FERNANDO ANDRADE –  A linguagem teria a seu dispor os próprios mecanismos de contra-ataque à boçalidade humana? Quando filigranamos as palavras e os seus sentidos, o ataque ao establishment parece mais criativo?

RICARDO TERTO – Tem um livro muito interessante chamado ‘A Sociedade do Cansaço’, do Byung-Chul Han que vai dizer que até certo tempo éramos a sociedade do dever e a partir das transformações tecnológicas e de ultra-produtividade passamos a ser a sociedade do poder, o que seria uma forma muito mais profunda de escravidão em que é o mesmo sujeito é senhor e servo. Essa violência advém da ideia de que temos um poder infinito, representada pelo consumo infinito, como playlists infinitas, infinitos artigos para se ler, infinitos stories, então entramos nessa lógica do auto-engano de que nós temos que ser essa potência produtiva infinita. A linguagem em si pode ser utilizada para regenerar alguns conceitos dentro desse poder infinito, então é curioso notar como a publicidade se esbaldou no termo Empoderamento. Por outro lado acho que a linguagem, obviamente não restritiva ao texto, mas fazendo esse recorte por conta do tema da conversa, ela pode também se propôr ao caminho inverso, que é o da ruptura com esse suposto poder infinito. Por isso, não entendo essa questão como um contra-ataque, mas como uma suspensão da força em si.

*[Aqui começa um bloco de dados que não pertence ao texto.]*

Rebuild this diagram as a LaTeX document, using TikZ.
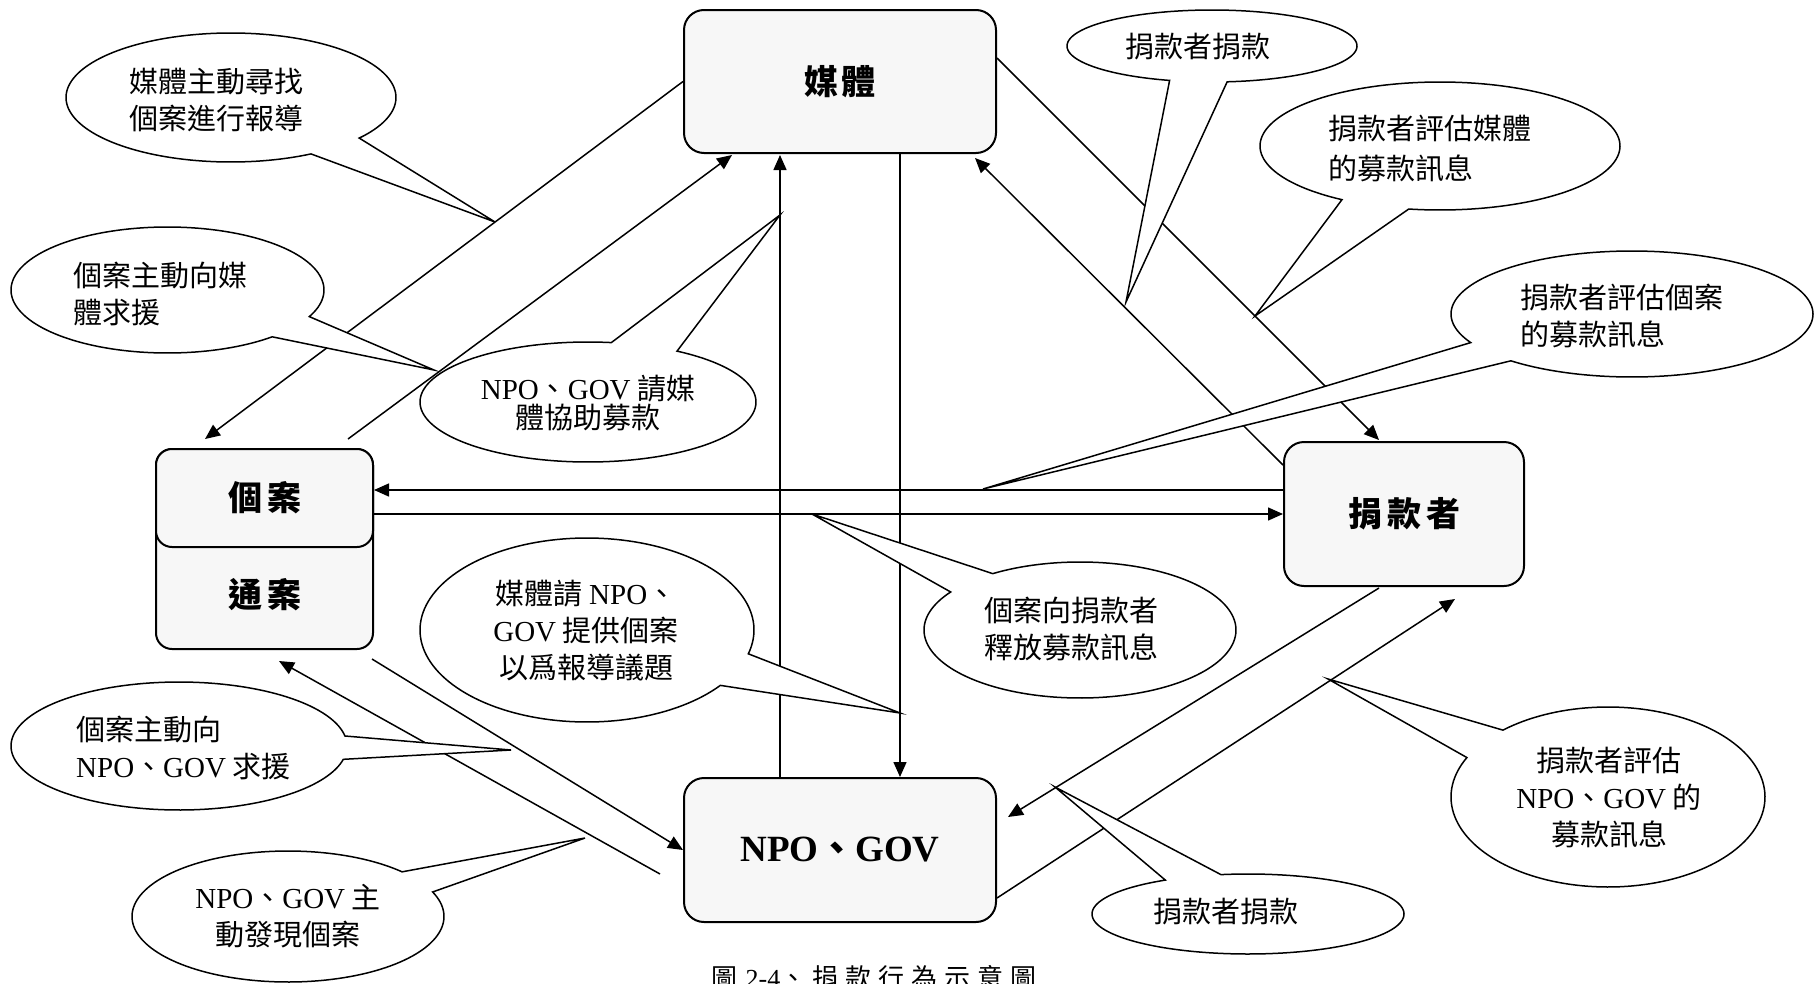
\documentclass[tikz,border=0pt]{standalone}
\usepackage{fontspec}
\setmainfont{Liberation Serif}
\newfontfamily\cjk{Noto Sans CJK TC}
\usetikzlibrary{arrows.meta,calc}
\definecolor{boxfill}{HTML}{F7F7F7}
\newcommand{\lat}[1]{{\rmfamily #1}}
\newcommand{\mycallout}[7]{%
  \pgfmathsetmacro{\tendang}{#5+360}%
  \draw[bubble] (#7) -- ({#1+#3*cos(#6)},{#2+#4*sin(#6)}) -- plot[domain=#6:\tendang, samples=150, variable=\q] ({#1+#3*cos(\q)},{#2+#4*sin(\q)}) -- cycle;%
}
\begin{document}
\begin{tikzpicture}[x=1pt,y=-1pt,
  box/.style={draw, line width=2pt, fill=boxfill, rounded corners=20pt, inner sep=0pt,
    font=\cjk\bfseries\fontsize{34}{40}\selectfont},
  conn/.style={line width=1.5pt, -{Triangle[length=15pt,width=13pt]}},
  bubble/.style={draw, line width=1.5pt, fill=white, line join=miter},
  ct/.style={font=\cjk\fontsize{29}{37}\selectfont, inner sep=0pt}]
\fill[white] (0,0) rectangle (1816,983);
\useasboundingbox (0,0) rectangle (1816,983);

% main boxes
\node[box, minimum width=312pt, minimum height=143pt] (M) at (840,81.5) {媒\hspace{3pt}體};
\node[box, minimum width=217pt, minimum height=200pt, rounded corners=16pt] (C) at (264.5,549) {};
\node[box, minimum width=217pt, minimum height=98pt, rounded corners=16pt] (C1) at (264.5,498) {個\hspace{5pt}案};
\node[font=\cjk\bfseries\fontsize{34}{40}\selectfont, inner sep=0pt] (C2) at (264.5,595) {通\hspace{5pt}案};
\node[box, minimum width=240pt, minimum height=144pt] (D) at (1404,514) {捐\hspace{5pt}款\hspace{5pt}者};
\node[box, minimum width=312pt, minimum height=144pt,
  font=\rmfamily\bfseries\fontsize{37}{40}\selectfont] (N) at (840,850) {NPO{\cjk 、}GOV};

% connectors
\draw[conn] (M.west) -- ($(C.north)+(-59.5,-9)$);
\draw[conn] ($(C.north)+(83.5,-9)$) -- ($(M.south)+(-108,1)$);
\draw[conn] ($(N.north)+(-60,0)$) -- ($(M.south)+(-60,1)$);
\draw[conn] ($(M.south)+(60,0)$) -- ($(N.north)+(60,0)$);
\draw[conn] ($(M.east)+(0,-23.5)$) -- ($(D.north)+(-25,-1)$);
\draw[conn] ($(D.west)+(0,-49)$) -- ($(M.south)+(135,4)$);
\draw[conn] ($(D.west)+(0,-24)$) -- ($(C.east)+(0,-59)$);
\draw[conn] ($(C.east)+(0,-35)$) -- (D.west);
\draw[conn] ($(N.west)+(-23,24)$) -- ($(C.south)+(14.5,11)$);
\draw[conn] ($(C.south)+(107.5,9)$) -- (N.west);
\draw[conn] ($(D.south)+(-25,1)$) -- ($(N.east)+(11,-33)$);
\draw[conn] ($(N.east)+(0,48)$) -- ($(D.south)+(51,12)$);

% callout tips
\coordinate (tipA) at (495,222);
\coordinate (tipB) at (434,370);
\coordinate (tipC) at (780,215);
\coordinate (tipD) at (1126,302);
\coordinate (tipE) at (1255,316);
\coordinate (tipF) at (983,489);
\coordinate (tipG) at (812,514);
\coordinate (tipH) at (900,713);
\coordinate (tipI) at (511,750);
\coordinate (tipJ) at (585,838);
\coordinate (tipK) at (1055,787);
\coordinate (tipL) at (1328,679);

% callouts
\mycallout{231}{97.5}{165}{64.5}{39}{61}{tipA}
\mycallout{167.5}{290}{156.5}{63}{25}{48}{tipB}
\mycallout{588}{402}{168}{60}{-82}{-58}{tipC}
\mycallout{1212}{46}{145}{36}{84}{107}{tipD}
\mycallout{1440}{146}{180}{64}{100}{123}{tipE}
\mycallout{1632}{314}{181}{63}{132}{153}{tipF}
\mycallout{1080}{630}{156}{68}{-146}{-124}{tipG}
\mycallout{587}{630}{167}{92}{15}{37}{tipH}
\mycallout{179}{746}{168}{64}{-9}{12}{tipI}
\mycallout{288}{916.5}{156}{65.5}{-43}{-22}{tipJ}
\mycallout{1248}{914}{156}{40}{-122}{-100}{tipK}
\mycallout{1608}{797}{157}{90}{-154}{-132}{tipL}

% callout texts
\node[ct, anchor=west, align=left] (tA) at (129,100) {媒體主動尋找\\個案進行報導};
\node[ct, anchor=west, align=left] (tB) at (73,293.5) {個案主動向媒\\體求援};
\node[ct, align=center, font=\cjk\fontsize{29}{29}\selectfont] (tC) at (588,403) {\lat{NPO}、\lat{GOV} 請媒\\體協助募款};
\node[ct] (tD) at (1198,47) {捐款者捐款};
\node[ct, anchor=west, align=left, font=\cjk\fontsize{29}{40}\selectfont] (tE) at (1328,148) {捐款者評估媒體\\的募款訊息};
\node[ct, anchor=west, align=left] (tF) at (1520,316) {捐款者評估個案\\的募款訊息};
\node[ct, anchor=west, align=left] (tG) at (984,629) {個案向捐款者\\釋放募款訊息};
\node[ct, align=center] (tH) at (586,631) {媒體請 \lat{NPO}、\\\lat{GOV} 提供個案\\以爲報導議題};
\node[ct, anchor=west, align=left] (tI) at (76,747.5) {個案主動向\\\lat{NPO}、\lat{GOV} 求援};
\node[ct, align=center] (tJ) at (288,916.5) {\lat{NPO}、\lat{GOV} 主\\動發現個案};
\node[ct] (tK) at (1226,912) {捐款者捐款};
\node[ct, align=center] (tL) at (1609,797.5) {捐款者評估\\\lat{NPO}、\lat{GOV} 的\\募款訊息};

% caption (cut off by the page edge as in the reference)
\node[font=\cjk\fontsize{26}{30}\selectfont, inner sep=0pt, anchor=base] (cap) at (874,987)
  {圖\hspace{8pt}\lat{2-4}、\hspace{6pt}捐\hspace{7pt}款\hspace{7pt}行\hspace{7pt}為\hspace{7pt}示\hspace{7pt}意\hspace{7pt}圖};
\end{tikzpicture}
\end{document}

O cansaço hoje é a nossa rejeição mais direta ao status, ao sistema de produtividade máxima, do máximo aproveitamento de tudo, do capitalismo tardio em si, que pauta as relações através do desafeto. Por isso o último conto traz na forma da gravidade que cresce exponencialmente, tal qual essa epidemia de agora, uma ideia de cansaço infinito. No colofão do livro eu escrevo que continuo achando desafeto uma palavra impossível. Essa crença no afeto é a natureza da linguagem e se for nesse sentido que estamos falando então sim, há uma possibilidade de oposição. O resto é algoritmo.